More than 100 people, many of them in wheelchairs who were attending a program for people with cerebral palsy, were evacuated yesterday afternoon from a Northeast Washington building after being exposed to carbon monoxide fumes.
Five were taken to George Washington University Hospital for minor exposure to the fumes, fire officials said.
D.C. fire officials said a gasoline-powered saw used by a contractor about noon caused a moderate buildup of the gas inside the International Business Mall building in the 1800 block of New York Avenue NE.
The building houses several businesses and a day program run by the United Cerebral Palsy organization. None of those involved in that organization and no one who suffers from cerebral palsy was taken to the hospital for treatment, authorities said.
The evacuees were sheltered from the heat in tents after being escorted out of the building.
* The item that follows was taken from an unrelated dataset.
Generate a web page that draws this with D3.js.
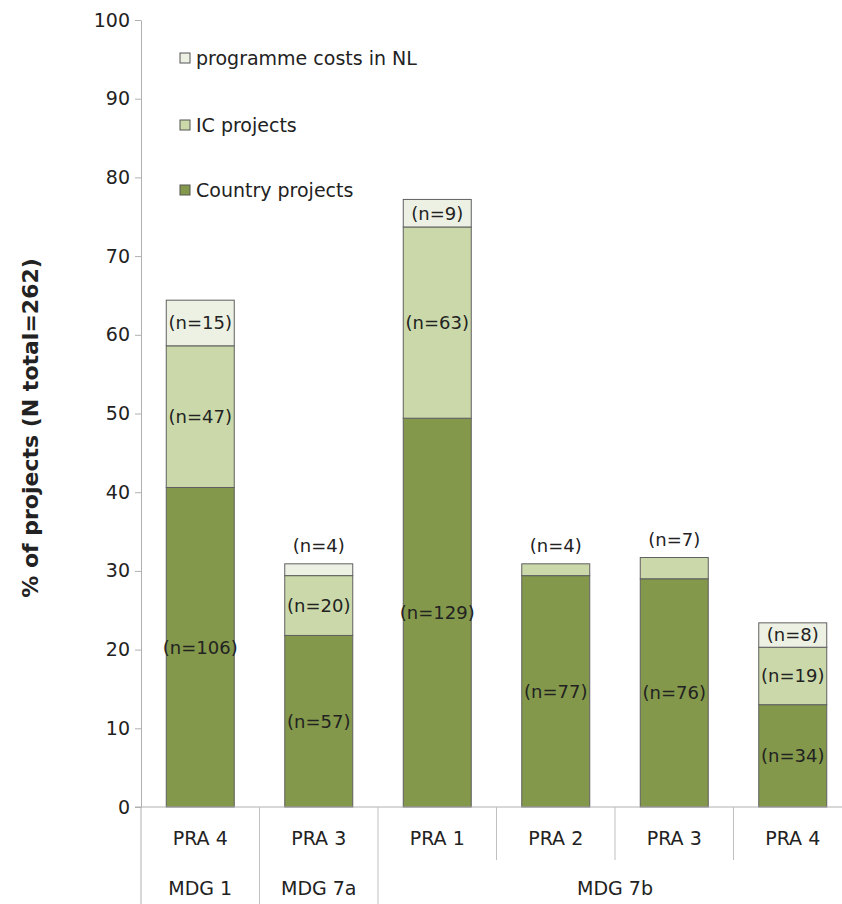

They were driven home in vans after emergency workers evaluated them.
Some people inside the building initially complained of headaches and nausea, authorities said. One of the five people taken to the hospital also suffered from asthma, officials said.
Firefighters and paramedics evaluated 110 people at the scene and gave oxygen and water to about 30, said Alan Etter, a fire department spokesman.
Etter said emergency workers took special care in evaluating those with cerebral palsy because they were wheelchair-bound and had difficulty communicating.
Firefighters and employees in the building said the contractors were operating a gas-powered saw and did not properly ventilate the area. Fumes from the saw's exhaust quickly filled the building, fire officials said.
Workers with the contractor, Brookbank Core Drilling & Sawing Inc., declined to comment at the scene. They referred questions to a supervisor, who declined to give his name and said he was looking into what happened. An employee who answered the telephone at Brookbank's offices in Waldorf said the company had no comment on the incident.
Carbon monoxide is an odorless gas that can cause headaches and dizziness in moderate amounts. Exposure to high levels of the gas can cause unconsciousness, brain damage and death.
Several employees in the building said they didn't know anything was wrong until firefighters told them to evacuate.
"We were not aware of it until the firefighters came and told us to leave the building," said Greg Okure, a project manager for Micon Construction Inc., a company on the building's second floor.